Questions on the Table

Self-evidently, trying to create dialogue on these issues is not a matter of “one and done.”  Hence, the decision to try to partition the issues, and handle each material issue in a separate post.

The tasks as presently envisioned:

  • Just defining the postsecondary universe; there are tens of attributes that might be used to classify our institutions.  Without that specification, there is the risk of comparing, metaphorically, passion fruit and lemons.  The US Department of Education’s National Center for Education Statistics (NCES) has a massive postsecondary relational database, but has executed literally no multivariate analysis that would help to classify colleges and universities for analysis of performance.  The NCES data combined with the US News' ratings detail, and other private data sources, could be a platform for making sense of sorting what is happening in 5,300 colleges and universities.

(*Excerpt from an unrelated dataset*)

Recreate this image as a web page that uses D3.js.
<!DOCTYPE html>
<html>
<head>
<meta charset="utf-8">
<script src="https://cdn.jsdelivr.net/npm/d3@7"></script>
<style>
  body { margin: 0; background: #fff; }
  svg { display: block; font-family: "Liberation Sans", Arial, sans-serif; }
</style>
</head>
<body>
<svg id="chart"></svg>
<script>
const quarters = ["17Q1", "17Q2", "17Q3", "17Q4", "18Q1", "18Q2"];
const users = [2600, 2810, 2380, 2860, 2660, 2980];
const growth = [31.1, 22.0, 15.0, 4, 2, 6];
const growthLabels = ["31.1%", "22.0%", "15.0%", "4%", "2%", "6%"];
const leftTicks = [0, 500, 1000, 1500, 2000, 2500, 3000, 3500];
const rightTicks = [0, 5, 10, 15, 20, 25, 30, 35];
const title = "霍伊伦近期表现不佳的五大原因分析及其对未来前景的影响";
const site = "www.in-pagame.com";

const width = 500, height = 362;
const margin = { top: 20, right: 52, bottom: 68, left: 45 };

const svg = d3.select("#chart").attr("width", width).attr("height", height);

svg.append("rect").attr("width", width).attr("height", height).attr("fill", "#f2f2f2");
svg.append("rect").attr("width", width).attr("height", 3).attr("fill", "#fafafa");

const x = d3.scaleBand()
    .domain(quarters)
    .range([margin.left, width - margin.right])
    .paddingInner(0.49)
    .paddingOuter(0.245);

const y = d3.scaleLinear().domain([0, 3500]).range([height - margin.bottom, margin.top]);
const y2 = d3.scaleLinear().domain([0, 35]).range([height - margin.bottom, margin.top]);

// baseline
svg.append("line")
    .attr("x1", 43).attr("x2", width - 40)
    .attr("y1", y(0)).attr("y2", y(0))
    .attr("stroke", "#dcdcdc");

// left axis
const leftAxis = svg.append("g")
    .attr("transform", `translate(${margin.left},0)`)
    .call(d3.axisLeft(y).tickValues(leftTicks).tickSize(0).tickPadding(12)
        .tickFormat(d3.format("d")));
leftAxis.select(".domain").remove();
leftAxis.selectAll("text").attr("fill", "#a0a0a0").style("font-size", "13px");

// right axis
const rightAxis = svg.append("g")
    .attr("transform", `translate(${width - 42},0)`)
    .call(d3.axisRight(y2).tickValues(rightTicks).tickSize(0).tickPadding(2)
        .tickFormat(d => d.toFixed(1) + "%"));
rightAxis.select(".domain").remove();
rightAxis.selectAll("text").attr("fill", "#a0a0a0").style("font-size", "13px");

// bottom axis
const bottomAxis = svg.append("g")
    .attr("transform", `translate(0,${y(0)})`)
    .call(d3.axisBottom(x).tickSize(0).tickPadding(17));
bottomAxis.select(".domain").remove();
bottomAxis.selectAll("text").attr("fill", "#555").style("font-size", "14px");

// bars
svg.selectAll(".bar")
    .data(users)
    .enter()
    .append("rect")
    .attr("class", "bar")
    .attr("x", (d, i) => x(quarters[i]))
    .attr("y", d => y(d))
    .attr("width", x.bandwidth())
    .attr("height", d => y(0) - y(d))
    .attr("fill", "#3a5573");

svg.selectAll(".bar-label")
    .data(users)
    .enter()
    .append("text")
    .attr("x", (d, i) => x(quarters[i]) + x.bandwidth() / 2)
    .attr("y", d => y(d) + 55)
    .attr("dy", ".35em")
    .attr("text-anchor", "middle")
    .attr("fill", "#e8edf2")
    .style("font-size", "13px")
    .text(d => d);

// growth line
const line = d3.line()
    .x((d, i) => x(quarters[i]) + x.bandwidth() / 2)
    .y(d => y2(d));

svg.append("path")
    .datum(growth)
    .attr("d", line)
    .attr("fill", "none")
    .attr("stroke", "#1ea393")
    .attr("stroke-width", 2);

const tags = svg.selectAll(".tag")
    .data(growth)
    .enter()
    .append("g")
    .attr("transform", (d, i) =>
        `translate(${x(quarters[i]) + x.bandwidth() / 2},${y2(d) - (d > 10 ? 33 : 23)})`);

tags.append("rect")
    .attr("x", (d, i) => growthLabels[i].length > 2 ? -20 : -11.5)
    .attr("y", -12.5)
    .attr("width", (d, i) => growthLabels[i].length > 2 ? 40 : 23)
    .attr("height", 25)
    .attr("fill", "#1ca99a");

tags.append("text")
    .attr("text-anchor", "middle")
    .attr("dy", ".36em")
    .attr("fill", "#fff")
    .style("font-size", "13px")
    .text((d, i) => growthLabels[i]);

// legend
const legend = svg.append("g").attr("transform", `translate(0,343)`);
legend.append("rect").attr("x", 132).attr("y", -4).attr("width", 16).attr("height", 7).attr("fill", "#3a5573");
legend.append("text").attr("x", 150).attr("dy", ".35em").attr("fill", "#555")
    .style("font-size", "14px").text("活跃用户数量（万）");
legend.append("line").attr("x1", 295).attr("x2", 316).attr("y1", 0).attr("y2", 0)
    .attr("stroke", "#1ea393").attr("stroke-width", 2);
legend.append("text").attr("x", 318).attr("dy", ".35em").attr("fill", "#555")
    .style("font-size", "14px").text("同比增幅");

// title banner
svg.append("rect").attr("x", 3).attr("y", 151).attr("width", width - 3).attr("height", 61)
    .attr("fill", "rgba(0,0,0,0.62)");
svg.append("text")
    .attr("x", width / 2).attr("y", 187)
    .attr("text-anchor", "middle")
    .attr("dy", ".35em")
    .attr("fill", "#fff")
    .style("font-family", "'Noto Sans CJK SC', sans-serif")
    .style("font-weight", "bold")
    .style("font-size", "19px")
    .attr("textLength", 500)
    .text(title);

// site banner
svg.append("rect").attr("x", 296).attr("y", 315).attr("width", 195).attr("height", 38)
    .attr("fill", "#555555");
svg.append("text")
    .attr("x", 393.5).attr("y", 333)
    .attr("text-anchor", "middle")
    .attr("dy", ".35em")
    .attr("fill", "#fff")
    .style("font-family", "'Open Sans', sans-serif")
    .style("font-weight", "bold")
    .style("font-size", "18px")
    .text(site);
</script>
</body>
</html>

  • Try to project and assess the direction of MOOC evolution, and how it could materially change the entire postsecondary learning game, shifting emphasis from degrees to what its students can perform with the learning acquired.

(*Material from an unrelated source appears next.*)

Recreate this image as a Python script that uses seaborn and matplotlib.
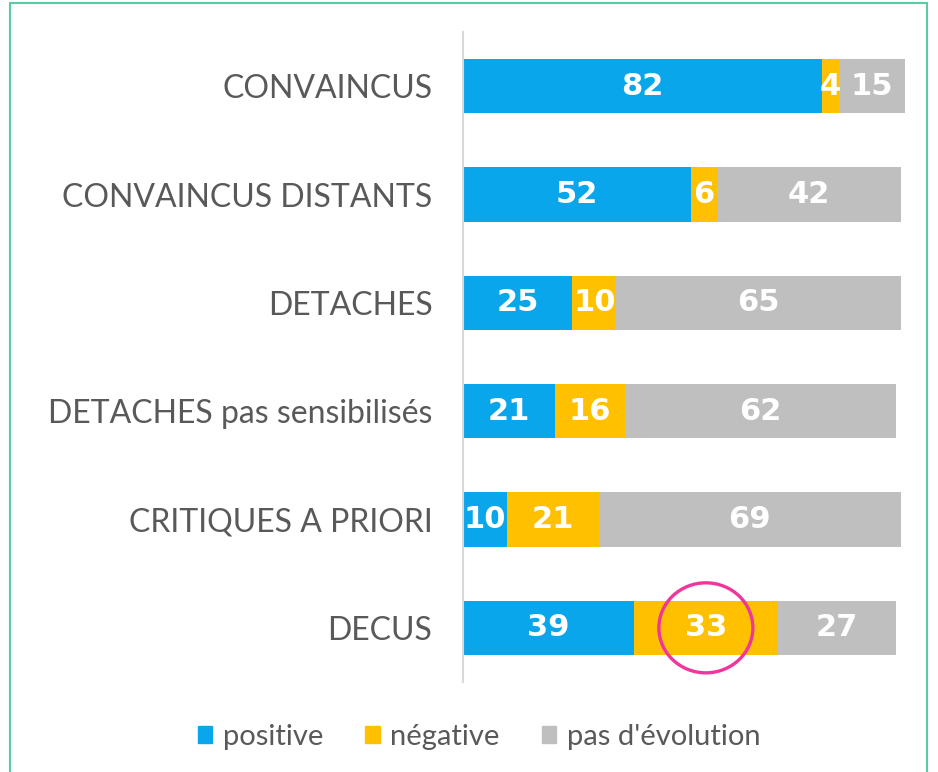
import matplotlib
matplotlib.use("Agg")
import matplotlib.pyplot as plt
import seaborn as sns
import pandas as pd
from matplotlib.patches import Ellipse, Rectangle

categories = ["CONVAINCUS", "CONVAINCUS DISTANTS", "DETACHES",
              "DETACHES pas sensibilisés", "CRITIQUES A PRIORI", "DECUS"]
positive = [82, 52, 25, 21, 10, 39]
negative = [4, 6, 10, 16, 21, 33]
no_change = [15, 42, 65, 62, 69, 27]
series_names = ["positive", "négative", "pas d'évolution"]
colors = ["#0AA6EC", "#FFC000", "#BFBFBF"]

sns.set_style("white")
plt.rcParams["font.family"] = ["Lato", "DejaVu Sans"]

df = pd.DataFrame({"cat": categories, "pos": positive, "neg": negative, "nc": no_change})
df["c1"] = df["pos"]
df["c2"] = df["pos"] + df["neg"]
df["c3"] = df["c2"] + df["nc"]

fig = plt.figure(figsize=(9.38, 7.72), dpi=100)
ax = fig.add_axes([463/938, 1-682/772, 442/938, 650/772])

for col, color in zip(["c3", "c2", "c1"], colors[::-1]):
    sns.barplot(data=df, x=col, y="cat", orient="h", color=color, width=0.5,
                saturation=1, ax=ax, edgecolor="none", linewidth=0)

ax.set_xlim(0, 101)
ax.set_ylim(5.5, -0.5)
ax.set_xlabel("")
ax.set_ylabel("")
ax.set_xticks([])
for s in ["top", "right", "bottom"]:
    ax.spines[s].set_visible(False)
ax.spines["left"].set_color("#D9D9D9")
ax.spines["left"].set_linewidth(1.5)
ax.tick_params(axis="y", length=0, pad=22)
for lbl in ax.get_yticklabels():
    lbl.set_fontsize(23)
    lbl.set_color("#595959")
    lbl.set_fontweight("normal")

for i in range(len(categories)):
    starts = [0, positive[i], positive[i] + negative[i]]
    vals = [positive[i], negative[i], no_change[i]]
    for s, v in zip(starts, vals):
        ax.text(s + v / 2, i, str(v), ha="center", va="center", color="white",
                fontsize=22, fontweight="bold", family="DejaVu Sans")

# highlight circle around DECUS négative
ax.add_patch(Ellipse((39 + 33 / 2, 5), width=2 * 47 / 4.376, height=2 * 45 / 108.3,
                     fill=False, edgecolor="#F0369A", linewidth=2.4, zorder=5))

handles = [Rectangle((0, 0), 1, 1, color=c) for c in colors]
leg = fig.legend(handles, series_names, loc="center", bbox_to_anchor=(479/938, 1-737/772),
                 ncol=3, frameon=False, fontsize=21, handlelength=0.5, handleheight=0.5,
                 handletextpad=0.35, columnspacing=1.45)
for t in leg.get_texts():
    t.set_color("#595959")

fig.patches.append(Rectangle((10/938, -0.01), 917/938, 1 - 3/772 + 0.01, transform=fig.transFigure,
                             fill=False, edgecolor="#5CC9A7", linewidth=1.5))

fig.savefig("out.png", dpi=100)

  • Speculate how college/university student performance can be assessed and equilibrated across the various strata of institutions, short of creating the same standardized testing malfeasance akin to that degrading public K-12 learning delivery. 

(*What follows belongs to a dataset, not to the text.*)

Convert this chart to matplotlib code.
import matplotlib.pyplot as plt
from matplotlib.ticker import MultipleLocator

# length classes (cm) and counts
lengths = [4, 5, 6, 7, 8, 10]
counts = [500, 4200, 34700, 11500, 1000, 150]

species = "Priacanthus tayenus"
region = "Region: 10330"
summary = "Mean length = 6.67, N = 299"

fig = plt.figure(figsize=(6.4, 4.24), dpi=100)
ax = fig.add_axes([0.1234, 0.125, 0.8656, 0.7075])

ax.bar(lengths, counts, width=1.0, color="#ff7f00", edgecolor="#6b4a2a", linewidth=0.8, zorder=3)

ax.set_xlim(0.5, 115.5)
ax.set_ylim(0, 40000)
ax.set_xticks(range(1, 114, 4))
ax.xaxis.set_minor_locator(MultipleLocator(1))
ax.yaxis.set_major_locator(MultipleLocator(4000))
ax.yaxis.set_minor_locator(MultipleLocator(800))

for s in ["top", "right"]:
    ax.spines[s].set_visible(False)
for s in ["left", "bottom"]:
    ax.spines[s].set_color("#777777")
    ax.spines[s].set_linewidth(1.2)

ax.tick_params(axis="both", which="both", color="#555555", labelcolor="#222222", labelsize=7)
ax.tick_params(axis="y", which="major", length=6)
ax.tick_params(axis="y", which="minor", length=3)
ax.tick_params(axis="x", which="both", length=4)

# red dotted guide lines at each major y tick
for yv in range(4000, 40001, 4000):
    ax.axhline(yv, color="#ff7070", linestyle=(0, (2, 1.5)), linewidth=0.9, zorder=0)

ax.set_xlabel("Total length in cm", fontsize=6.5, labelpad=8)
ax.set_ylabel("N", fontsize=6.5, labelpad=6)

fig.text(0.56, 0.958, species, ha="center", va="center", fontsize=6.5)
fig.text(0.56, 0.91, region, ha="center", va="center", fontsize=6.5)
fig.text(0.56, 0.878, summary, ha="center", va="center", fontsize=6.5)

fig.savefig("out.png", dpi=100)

  • Examine Ohio’s dubious to shatteringly ignorant attempt to turn public school teachers – coming from the same pool of human resources who have with only standout exceptions failed to create public 9-12 performance that is college-ready – into pseudo-college professors.  Failure can be a learning experience; simply replicating and extending the practice is one definition of insanity. 
  • Where are our universities beyond the top 25 or 50 heading, and what could overtake their penchant to simply ignore the criticism being leveled and continue expansion, increasing pricing, and executing learning business-as-usual?  Is this becoming a true bubble, and could it burst? 
  • What are the pragmatic limits of creation of so-called “community colleges” and satellite campuses – is there a point not sustainable, where the quality of faculty available, absence of research, and the limitations of their management become so tenuous that the systems simply become a version of high school II?  Reality is that some of our best private 9-12 schools, and even premier public 9-12 programs, are superior academically to community college and splinter satellite 2- and 4-year postsecondary degree programs. 


The list may go on, but next post will extend this series by asking perhaps the grittiest question:  What happens, if the gap in quality of learning between our top 100 institutions, versus the next tier of postsecondary work, versus community college and satellite education levels, becomes so substantial it ruptures the historical assumptions about what a degree means, and what it will return to its holder in the marketplace?  Hard questions, and miles to go.